In 1783, after the Revolution, Washington resigned his military commission to Congress at Annapolis, Maryland. Recognizing the need for a strong central government, he served as president of the federal convention charged with drafting the Constitution. Reluctantly, he accepted the will of his colleagues to become president of the new nation, and he was inaugurated in New York City on April 30, 1789. Contending with the ideological struggles within the government, and with hostilities between France and Great Britain, Washington greatly feared the growth of political parties and the dangers of foreign involvement. These issues impelled him to serve a second term as president.
His attempts to solve foreign relations issues during his second term resulted in Jay's Treaty (1794), a vain attempt to regulate trade and settle boundary disputes with Great Britain, and the Pinckney Treaty (1795), which successfully settled such issues with Spain. Washington also acted vigorously to enforce federal authority by quashing the Whiskey Rebellion, during which liquor producers in western Pennsylvania threatened the new republic by rebelling against an unpopular excise tax on whiskey.
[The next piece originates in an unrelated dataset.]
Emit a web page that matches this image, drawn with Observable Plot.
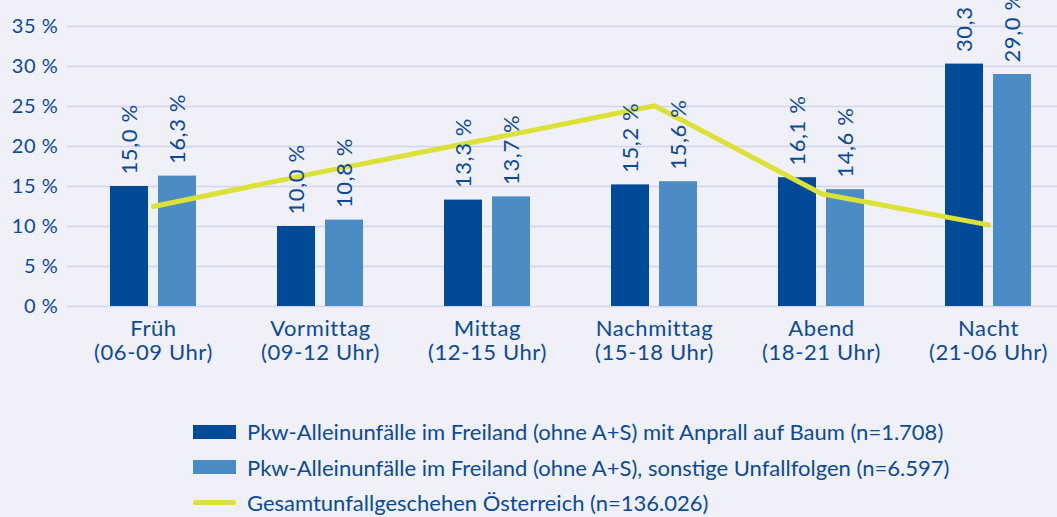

Washington's 1796 Farewell Address to the nation emphasized the need for a unified federal government and warned against party faction and foreign influence. Although often subjected to harsh criticism by his contemporaries, Washington succeeded in giving the new government dignity. He saw a federal financial system firmly established through the efforts of Alexander Hamilton, and he set valuable precedents in the conduct of the executive office. Washington retired to Mount Vernon, where he died on December 14, 1799.